Limitations Act, 1963- According to this act, tort is a civil wrong which is not exclusively a breach of contract or breach of trust.

Essentials of Tort – The essentials of tort are as follows-
  1. There must be a wrongful act.
  2. The wrongful act must result in legal damage to another person.
  3. It must give rise to a right.
Difference between tort and crime-
  1. A tort is a wrong against individual; whereas a crime is a wrong against the society.
  2. In tort the defendants will be sued in a civil court, whereas in a crime the defendants will be sued in a criminal court.
  3. The main purpose of the law of tort is to provide the individual who has suffered from any wrong, infringement of their right, with a remedy to enforce their rights, whereas the main purpose of the criminal law is to maintain law and order and protect the public.
  4. Standard of proof in tort should be balance of probabilities whereas in crime it should be beyond reasonable doubt.
  5. Burden of proof in torts rests with the claimants, whereas in crime the burden of proof rests with the prosecution.
Difference between tort and breach of contract-
  1. In case of tort damages are always unliquidated, whereas in the breach of contract the damages are liquidated.
  2. A tort is a violation of a right in rem, whereas breach of contract is an infringement of a right in personam.
  3. In tort, the duty is imposed by the law, and is owed to community at large whereas in breach of contract the duty violated is a specific duty owed by either party to other alone.
  4. In tort, sometimes motive is an essential factor, whereas in breach of contract motive is not an essential factor.
  5. Law relating to tort has not been codified, whereas law relating to contract has been codified.
Two principles to be remembered in torts, they are as follows:-
  1. Damnum sine injuria
  2. Injuria sine damnum

Damnum sine injuria means damage without injury. In other words, causing of damage, however substantial, to another person is not actionable in law unless there is also a violation of legal rights. Therefore, there will be no compensation for the plaintiff unless there is also a violation of legal rights.

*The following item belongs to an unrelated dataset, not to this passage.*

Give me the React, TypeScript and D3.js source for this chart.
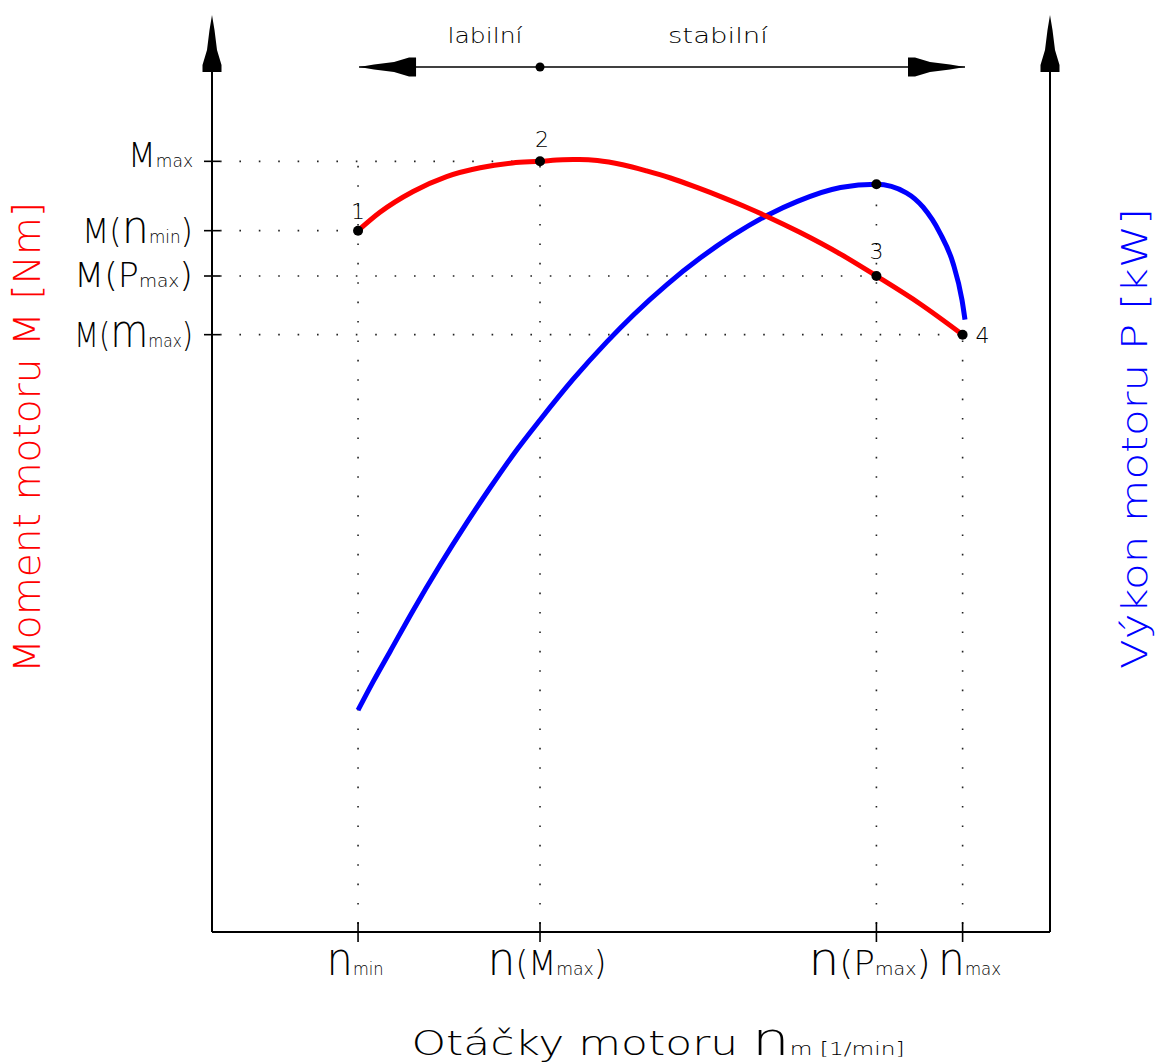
import React, { useEffect, useRef } from "react";
import * as d3 from "d3";

// torque curve M(n)
const torqueRpm = [1220, 1400, 1680, 1960, 2240, 2510, 2740, 2930, 3070, 3220, 3430, 3630, 3830, 4050, 4270, 4440, 4640, 4910, 5250, 5550, 5910, 6270];
const torqueValues = [263, 269.8, 277.7, 283.3, 286.6, 288.4, 289, 289.6, 289.65, 289.3, 287.7, 285.4, 282.75, 279.2, 275.4, 272.25, 268.25, 262.4, 254.2, 246, 235.7, 224];

// power curve P(n)
const powerRpm = [1220, 1345, 1490, 1680, 1905, 2130, 2320, 2510, 2740, 3015, 3300, 3520, 3800, 4080, 4350, 4640, 4890, 5250, 5550, 5800, 5940, 6080, 6190, 6265, 6290];
const powerValues = [41.6, 46.9, 52.7, 60.3, 68.8, 76.8, 83.2, 89.3, 96, 103.6, 110.7, 115.7, 121.4, 126.4, 130.6, 134.4, 137, 139.6, 140.2, 138.6, 135.9, 131.1, 125.4, 118.5, 114.8];

// key points 1..4
const pointNames = ["1", "2", "3", "4"];
const pointRpm = [1220, 2740, 5550, 6270];
const pointTorque = [263, 289, 246, 224];
const powerMax = 140.2;

// tick labels, as [text, kind] pieces
const speedTickLabels = [
  [["n", "tall"], ["min", "sub"]],
  [["n", "tall"], ["(", "big"], ["M", "big"], ["max", "sub"], [")", "big"]],
  [["n", "tall"], ["(", "big"], ["P", "big"], ["max", "sub"], [")", "big"]],
  [["n", "tall"], ["max", "sub"]],
];
const torqueTickLabels = [
  [["M", "big"], ["(", "big"], ["n", "tall"], ["min", "sub"], [")", "big"]],
  [["M", "big"], ["max", "sub"]],
  [["M", "big"], ["(", "big"], ["P", "big"], ["max", "sub"], [")", "big"]],
  [["M", "big"], ["(", "big"], ["m", "tall"], ["max", "sub"], [")", "big"]],
];
const zoneLabels = ["labilní", "stabilní"];
const xTitle = [["Otáčky motoru ", "big"], ["n", "tall"], ["m", "sub"], [" [1/min]", "sub"]];
const leftTitle = "Moment motoru M [Nm]";
const rightTitle = "Výkon motoru P [kW]";

export default function App() {
  const svgRef = useRef<SVGSVGElement>(null);

  useEffect(() => {
    const width = 1155;
    const height = 1063;
    const left = 212;
    const right = 1050;
    const bottom = 932;
    const top = 15;
    const font = "'DejaVu Sans', sans-serif";
    const sizes: Record<string, number> = { big: 34, tall: 46, sub: 18 };

    const svg = d3.select(svgRef.current).attr("width", width).attr("height", height);
    svg.selectAll("*").remove();

    const xScale = d3.scaleLinear().domain([0, 7000]).range([left, right]);
    const mScale = d3.scaleLinear().domain([0, 300]).range([bottom, 132]);
    const pScale = d3.scaleLinear().domain([0, 150]).range([bottom, 132]);

    const drawLabel = (parts: string[][], x: number, y: number, anchor: string, len: number) => {
      const t = svg
        .append("text")
        .attr("x", x)
        .attr("y", y)
        .attr("text-anchor", anchor)
        .attr("textLength", len)
        .attr("lengthAdjust", "spacingAndGlyphs")
        .attr("font-family", font)
        .attr("font-weight", 200)
        .attr("fill", "black");
      parts.forEach(([s, k]) => t.append("tspan").attr("font-size", sizes[k]).text(s));
    };

    // dotted guides
    const dotted = (x1: number, y1: number, x2: number, y2: number) =>
      svg
        .append("line")
        .attr("x1", x1)
        .attr("y1", y1)
        .attr("x2", x2)
        .attr("y2", y2)
        .attr("stroke", "#222")
        .attr("stroke-width", 1.6)
        .attr("stroke-dasharray", "1.6 17.8");

    const verticalTops = [mScale(289), mScale(289), pScale(powerMax), mScale(pointTorque[3])];
    pointRpm.forEach((n, i) => {
      dotted(left + 8, mScale(pointTorque[i]), xScale(n), mScale(pointTorque[i]));
      dotted(xScale(n), bottom - 8, xScale(n), verticalTops[i]);
    });

    // axes
    svg.append("line").attr("x1", left).attr("y1", top + 10).attr("x2", left).attr("y2", bottom).attr("stroke", "black").attr("stroke-width", 2);
    svg.append("line").attr("x1", right).attr("y1", top + 10).attr("x2", right).attr("y2", bottom).attr("stroke", "black").attr("stroke-width", 2);
    svg.append("line").attr("x1", left).attr("y1", bottom).attr("x2", right).attr("y2", bottom).attr("stroke", "black").attr("stroke-width", 2);

    // CAD style arrowheads
    const arrowShape = [
      [0, 0], [2.5, 15], [5, 35], [9.5, 50], [9.5, 57], [-9.5, 57], [-9.5, 50], [-5, 35], [-2.5, 15],
    ];
    const arrow = (x: number, y: number, angle: number) =>
      svg
        .append("polygon")
        .attr("points", arrowShape.map((p) => p.join(",")).join(" "))
        .attr("transform", `translate(${x},${y}) rotate(${angle})`)
        .attr("fill", "black");
    arrow(left, top, 0);
    arrow(right, top, 0);

    // labilni / stabilni arrow
    const zoneY = 67;
    const zx1 = xScale(pointRpm[0]) + 1;
    const zx2 = xScale(6290);
    svg.append("line").attr("x1", zx1).attr("y1", zoneY).attr("x2", zx2).attr("y2", zoneY).attr("stroke", "black").attr("stroke-width", 1.6);
    arrow(zx1, zoneY, -90);
    arrow(zx2, zoneY, 90);
    svg.append("circle").attr("cx", xScale(pointRpm[1])).attr("cy", zoneY).attr("r", 4.5).attr("fill", "black");
    const zoneX = [485, 718];
    const zoneLen = [75, 100];
    zoneLabels.forEach((s, i) =>
      svg
        .append("text")
        .attr("x", zoneX[i])
        .attr("y", 43)
        .attr("text-anchor", "middle")
        .attr("font-family", font)
        .attr("font-weight", 200)
        .attr("font-size", 21)
        .attr("textLength", zoneLen[i])
        .attr("lengthAdjust", "spacingAndGlyphs")
        .text(s)
    );

    // ticks
    pointRpm.forEach((n) =>
      svg.append("line").attr("x1", xScale(n)).attr("x2", xScale(n)).attr("y1", bottom - 10).attr("y2", bottom + 10).attr("stroke", "black").attr("stroke-width", 1.6)
    );
    pointTorque.forEach((m) =>
      svg.append("line").attr("x1", left - 8).attr("x2", left + 8).attr("y1", mScale(m)).attr("y2", mScale(m)).attr("stroke", "black").attr("stroke-width", 1.6)
    );

    // tick labels
    const speedOffset = [-3, 7, -7, 7];
    const speedLen = [57, 119, 122, 63];
    speedTickLabels.forEach((parts, i) => drawLabel(parts, xScale(pointRpm[i]) + speedOffset[i], 975, "middle", speedLen[i]));
    const torqueDy = [12, 6, 11, 12];
    const torqueLen = [111, 65, 119, 119];
    torqueTickLabels.forEach((parts, i) => drawLabel(parts, 193, mScale(pointTorque[i]) + torqueDy[i], "end", torqueLen[i]));

    // x title
    drawLabel(xTitle, 658, 1055, "middle", 493);

    // y titles
    svg
      .append("text")
      .attr("transform", "translate(40,437.5) rotate(-90)")
      .attr("text-anchor", "middle")
      .attr("font-family", font)
      .attr("font-weight", 200)
      .attr("font-size", 37)
      .attr("textLength", 471)
      .attr("lengthAdjust", "spacingAndGlyphs")
      .attr("fill", "#ff0000")
      .text(leftTitle);
    svg
      .append("text")
      .attr("transform", "translate(1147,438.5) rotate(-90)")
      .attr("text-anchor", "middle")
      .attr("font-family", font)
      .attr("font-weight", 200)
      .attr("font-size", 35)
      .attr("textLength", 461)
      .attr("lengthAdjust", "spacingAndGlyphs")
      .attr("fill", "#0000ff")
      .text(rightTitle);

    // curves
    const torqueLine = d3
      .line<number>()
      .x((d, i) => xScale(torqueRpm[i]))
      .y((d) => mScale(d))
      .curve(d3.curveMonotoneX);
    const powerLine = d3
      .line<number>()
      .x((d, i) => xScale(powerRpm[i]))
      .y((d) => pScale(d))
      .curve(d3.curveMonotoneX);

    svg.append("path").datum(powerValues).attr("fill", "none").attr("stroke", "#0000ff").attr("stroke-width", 5).attr("d", powerLine);
    svg.append("path").datum(torqueValues).attr("fill", "none").attr("stroke", "#ff0000").attr("stroke-width", 5).attr("d", torqueLine);

    // key points
    pointRpm.forEach((n, i) =>
      svg.append("circle").attr("cx", xScale(n)).attr("cy", mScale(pointTorque[i])).attr("r", 5).attr("fill", "black")
    );
    svg.append("circle").attr("cx", xScale(pointRpm[2])).attr("cy", pScale(powerMax)).attr("r", 5).attr("fill", "black");

    const nameDx = [0, 2, 0, 20];
    const nameDy = [-12, -14, -17, 8];
    pointNames.forEach((s, i) =>
      svg
        .append("text")
        .attr("x", xScale(pointRpm[i]) + nameDx[i])
        .attr("y", mScale(pointTorque[i]) + nameDy[i])
        .attr("text-anchor", "middle")
        .attr("font-family", font)
        .attr("font-weight", 200)
        .attr("font-size", 22)
        .text(s)
    );
  }, []);

  return (
    <div>
      <svg ref={svgRef} style={{ position: "absolute", left: 0, top: 0, display: "block" }}></svg>
    </div>
  );
}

Case laws for damnum sine injuria-

  1. Glaucester Grammar School Case– In this case, the defendant set up a rival school neae the plaintiff’s school, due to which the plaintiff suffered loss as his student started joining the defendant’s school. Due to this competition, the plaintiff has to lower down his fees. So plaintiff sued the defendant to seek compensation but no compensation was given as there was no violation of his legal rights.
  2. Ushaben v. Bhagya Laksmi Chitra Mandir– In this case the plaintiff sued the defendants for permanent injunction as movie “JAI SANTOSHI MAA” was hurting the religious sentiments as Goddess was depicted as jealous. No compensation was given as there ws no violation of the legal right.
  3. Mogul Steamship Co. Mc. Gregor’s Crew and Co- All the steamship companies united and drove the plaintiff’s company out of the tea trade company by reducing their freights due to which the plaintiff suffered losses. No compensation was given as the other companies were only doing marketing practices and also there wasn’t any injury to the plaintiff.

 Injuria sine damnum– Injuria sine damnum means injury without damage. It is an infringement of an absolute private right without any actual loss or damage. Therefore plaintiff will be compensated if his legal rights are violated even though there is no actual loss or damage is suffered.

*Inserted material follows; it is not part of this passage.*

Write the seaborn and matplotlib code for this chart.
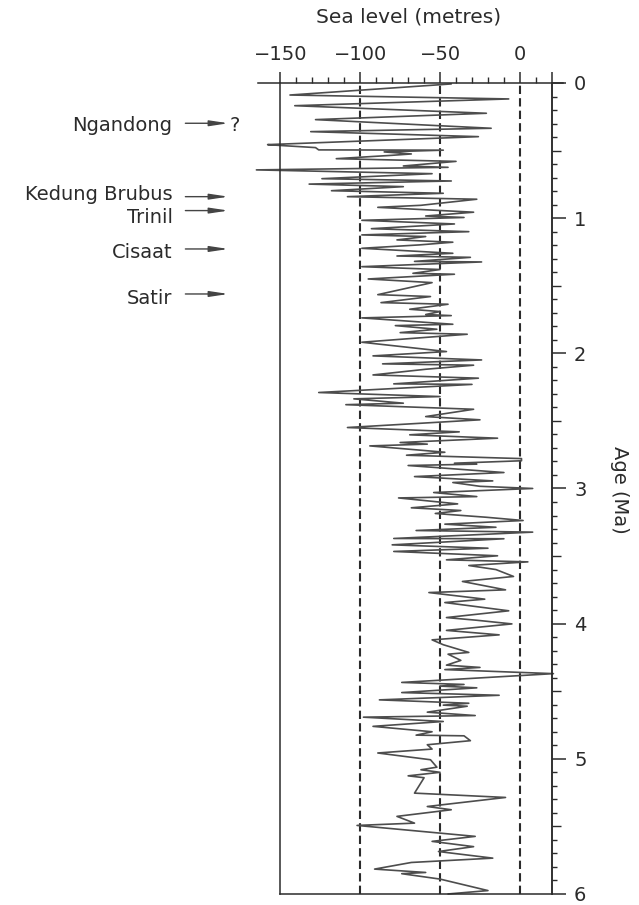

Leading cases for injuria sine damnum-

  1. Ashby v. White- Plaintiff was confined by returning officer due to which plaintiff was not able to cast his vote. Though the party in the election won the election but there was violation of the legal right of the person, so here compensation was granted.
  2. Bhim singh v. State of Jammu and Kashmir- In this case the petitioner was an MLA of Jammu Kashmir assembly who was wrongfully detained by the police while he was going to attend the assembly session. He was not produced before the Magistrate before the requisite period. As a consequence of this, the member was deprived of his constitutional rights. There was also the violation of the fundamental rights to personal liberty guaranteed under article 21 of the Indian Constitution. In this case the court ordered to pay exemplary damages of Rs 50,000 to the petitioner.